Pregunta usted si sus versos
son buenos. Me lo pregunta a mí. Antes ha preguntado a otros. Lo envía usted a
revistas. Los compara con otros poemas, y se intranquiliza cuando ciertas
redacciones rechazan sus intentos. Ahora bien (puesto que usted me ha permitido
aconsejarle), le ruego que abandone todo eso.
Mire usted hacia fuera, y
eso, sobre todo, no debería hacerlo ahora. Nadie puede aconsejarle ni ayudarle,
nadie. Hay sólo un único medio. Entre en usted.
Examine ese fundamento que
usted llama escribir; ponga a prueba si extiende sus raíces hasta el lugar más
profundo de su corazón; reconozca si se moriría usted si se le privara de
escribir. Esto, sobre todo: pregúntese en la hora más silenciosa de su noche: ¿debo escribir?

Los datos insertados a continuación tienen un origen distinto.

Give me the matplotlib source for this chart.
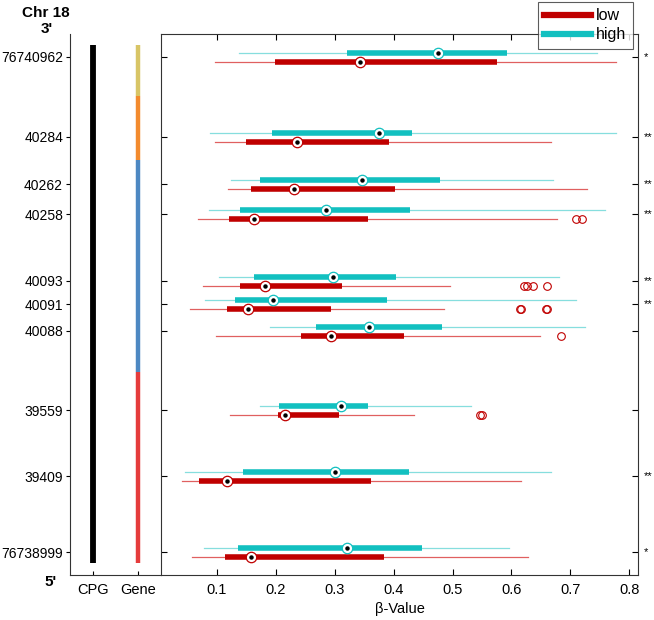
#methylation beta-values per CpG site, low vs high groups
import matplotlib.pyplot as plt
import numpy as np

plt.rcParams['font.family'] = ['Liberation Sans', 'DejaVu Sans']

#site labels and their vertical positions (top to bottom)
sites = ['76740962', '40284', '40262', '40258', '40093', '40091', '40088', '39559', '39409', '76738999']
ypos = [57, 137, 184, 214, 281, 304, 331, 410, 476, 552]
stars = ['*', '**', '**', '**', '**', '**', '', '', '**', '*']

#box stats: whisker low, q1, median, q3, whisker high
high_stats = [
    [0.137, 0.320, 0.475, 0.593, 0.746],
    [0.088, 0.194, 0.375, 0.432, 0.778],
    [0.124, 0.173, 0.346, 0.479, 0.671],
    [0.086, 0.139, 0.285, 0.427, 0.759],
    [0.103, 0.163, 0.297, 0.404, 0.680],
    [0.079, 0.131, 0.195, 0.389, 0.710],
    [0.190, 0.269, 0.358, 0.482, 0.725],
    [0.173, 0.205, 0.311, 0.357, 0.532],
    [0.045, 0.145, 0.301, 0.426, 0.668],
    [0.078, 0.136, 0.320, 0.448, 0.596],
]
low_stats = [
    [0.097, 0.199, 0.343, 0.575, 0.778],
    [0.097, 0.150, 0.236, 0.392, 0.668],
    [0.118, 0.158, 0.231, 0.402, 0.729],
    [0.068, 0.120, 0.163, 0.356, 0.677],
    [0.077, 0.139, 0.182, 0.312, 0.495],
    [0.054, 0.117, 0.152, 0.293, 0.485],
    [0.099, 0.242, 0.294, 0.418, 0.648],
    [0.123, 0.204, 0.216, 0.307, 0.435],
    [0.040, 0.070, 0.117, 0.361, 0.616],
    [0.057, 0.114, 0.157, 0.383, 0.629],
]
low_outliers = [
    [],
    [],
    [],
    [0.709, 0.720],
    [0.621, 0.626, 0.636, 0.660],
    [0.614, 0.616, 0.659, 0.661],
    [0.684],
    [0.547, 0.550],
    [],
    [],
]

#gene track segments (start, end, colour)
gene_start = [45, 96, 160, 372]
gene_end = [96, 160, 372, 563]
gene_cols = ['#d8c566', '#f38b2e', '#4d88c2', '#e53c3c']
cpg_span = [45, 563]

red = '#c00000'
red_light = '#e06060'
cyan = '#12c0c0'
cyan_light = '#86dede'

fig = plt.figure(figsize=(6.54, 6.20), dpi=100)
axL = fig.add_axes([70/654, 1-575/620, 91/654, 541/620])
ax = fig.add_axes([161/654, 1-575/620, 477/654, 541/620])

#left panel: cpg and gene tracks
axL.plot([0.25, 0.25], cpg_span, color='black', lw=4.2, solid_capstyle='butt')
for s, e, c in zip(gene_start, gene_end, gene_cols):
    axL.plot([0.75, 0.75], [s, e], color=c, lw=3.2, solid_capstyle='butt')
axL.set_xlim(0, 1)
axL.set_ylim(575, 34)
axL.set_yticks(ypos)
axL.set_yticklabels(sites, fontsize=10)
axL.set_xticks([0.25, 0.75])
axL.set_xticklabels(['CPG', 'Gene'], fontsize=10.5)
axL.tick_params(axis='y', direction='out', length=3, width=0.8, pad=2)
axL.tick_params(axis='x', direction='in', length=3, width=0.8, pad=6)
axL.spines['top'].set_visible(False)
axL.spines['right'].set_visible(False)
for sp in axL.spines.values():
    sp.set_linewidth(0.8)
    sp.set_color('#333333')

fig.text(70/654, 1-13/620, 'Chr 18', ha='right', va='center', fontsize=11, fontweight='bold')
fig.text(53/654, 1-29/620, "3'", ha='right', va='center', fontsize=11, fontweight='bold')
fig.text(57/654, 1-582/620, "5'", ha='right', va='center', fontsize=11, fontweight='bold')

#right panel: boxes
off = 4.5
for i, y in enumerate(ypos):
    for st, yy, c, cl in [(high_stats[i], y - off, cyan, cyan_light), (low_stats[i], y + off, red, red_light)]:
        ax.plot([st[0], st[4]], [yy, yy], color=cl, lw=0.9, zorder=2)
        ax.plot([st[1], st[3]], [yy, yy], color=c, lw=4.0, solid_capstyle='butt', zorder=3)
        ax.plot(st[2], yy, 'o', ms=7.5, mfc='white', mec=c, mew=0.9, zorder=4)
        ax.plot(st[2], yy, 'o', ms=2.2, color='black', zorder=5)
    if low_outliers[i]:
        ax.plot(low_outliers[i], [y + off] * len(low_outliers[i]), 'o', ms=5.5, mfc='none', mec=red, mew=0.8, zorder=3)
    if stars[i]:
        ax.text(1.013, y, stars[i], transform=ax.get_yaxis_transform(), ha='left', va='center', fontsize=8)

ax.set_xlim(0.005, 0.815)
ax.set_ylim(575, 34)
ax.set_yticks(ypos)
ax.set_yticklabels([])
ax.set_xticks(np.arange(0.1, 0.81, 0.1))
ax.set_xticklabels(['0.1', '0.2', '0.3', '0.4', '0.5', '0.6', '0.7', '0.8'], fontsize=10.5)
ax.tick_params(direction='in', length=4, width=0.8, top=True, right=True, pad=6)
for sp in ax.spines.values():
    sp.set_linewidth(0.8)
    sp.set_color('#333333')
ax.set_xlabel('β-Value', fontsize=10.5, labelpad=3)

#legend sits above the axes top edge, like the original
h1, = ax.plot([], [], color=red, lw=4.5)
h2, = ax.plot([], [], color=cyan, lw=4.5)
leg = fig.legend([h1, h2], ['low', 'high'], loc='upper right', bbox_to_anchor=(633/654, 1-2/620),
                 borderaxespad=0, fontsize=11.5, frameon=True, fancybox=False, edgecolor='#333333',
                 handlelength=2.9, borderpad=0.4, labelspacing=0.25, handletextpad=0.35)
leg.get_frame().set_linewidth(0.8)

plt.savefig('out.png', dpi=100)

Excave en sí mismo, en busca de una respuesta profunda. Y si ésta hubiera de
ser de asentimiento, si hubiera usted de enfrentarse a esta grave pregunta con
un enérgico y sencillo debo, entonces construya su vida según esa necesidad:
su vida, entrando hasta su hora más indiferente y pequeña, debe ser un signo y
un testimonio de ese impulso.
Entonces, aproxímese a la
naturaleza. Entonces, intente, como el primer hombre, decir lo que ve y lo que
experimenta y ama y pierde.
No escriba poesías de amor; apártese ante todo de
esas formas que son demasiado corrientes y habituales: son las más difíciles,
porque hace falta una gran fuerza madura para dar algo propio donde se
establecen en la multitud tradiciones buenas y, en parte, brillantes. Por eso,
sálvese de los temas generales y vuélvase a los que le ofrece su propia vida
cotidiana: describa sus melancolías y deseos, los pensamientos fugaces y la fe
en alguna belleza; descríbalo todo con sinceridad interior, tranquila, humilde,
y use, para expresarlo, las cosas de su ambiente, las imágenes de sus sueños y
los objetos de su recuerdo.
Si su vida cotidiana le
parece pobre, no se queje de ella; quéjese de usted mismo, dígase que no es
bastante poeta como para conjurar sus riquezas: pues para lo creadores no hay
pobreza ni lugar pobre e indiferente.
Y aunque estuviera usted en una cárcel
cuyas paredes no dejaran llegar a su sentido ninguno de los rumores del mundo,
¿no seguiría teniendo siempre su infancia, esa riqueza preciosa, regia, el
tesoro de los recuerdos? Vuelva ahí su atención.
Intente hacer emerger las
sumergidas sensaciones de ese ancho pasado; su personalidad se consolidará, su
soledad se ensanchara y se hará una estancia en penumbra, en que se oye pasar
de largo, a lo lejos, el estrépito de los demás. Y si de ese giro hacia dentro,
de esa sumersión en el mundo propio, brotan versos, no se le ocurrirá a usted
preguntar a nadie si son buenos versos. Tampoco hará intentos de interesar a las
revistas por esos trabajos, pues verá en ellos su amada propiedad natural, un
trozo y una voz de su vida. Una obra de arte es buena cuando brota de la
necesidad. En esa índole de su origen está su juicio: no hay otro.
Por eso, mi distinguido
amigo, no sabía darle más consejo que éste: entrar en sí mismo y examinar las
profundidades de que brota su vida: en ese manantial encontrará usted la
respuesta a la pregunta de si debe crear.
Tómela como suene, sin interpretaciones.
Quizá se haga evidente que usted está
llamado a ser artista. Entonces, acepte sobre sí ese destino, y sopórtelo, con
su carga y su grandeza, sin preguntar por la recompensa que pudiera venir de
fuera. Pues el creador debe ser un mundo para sí mismo, y encontrarlo todo en
sí y en la naturaleza a que se ha adherido.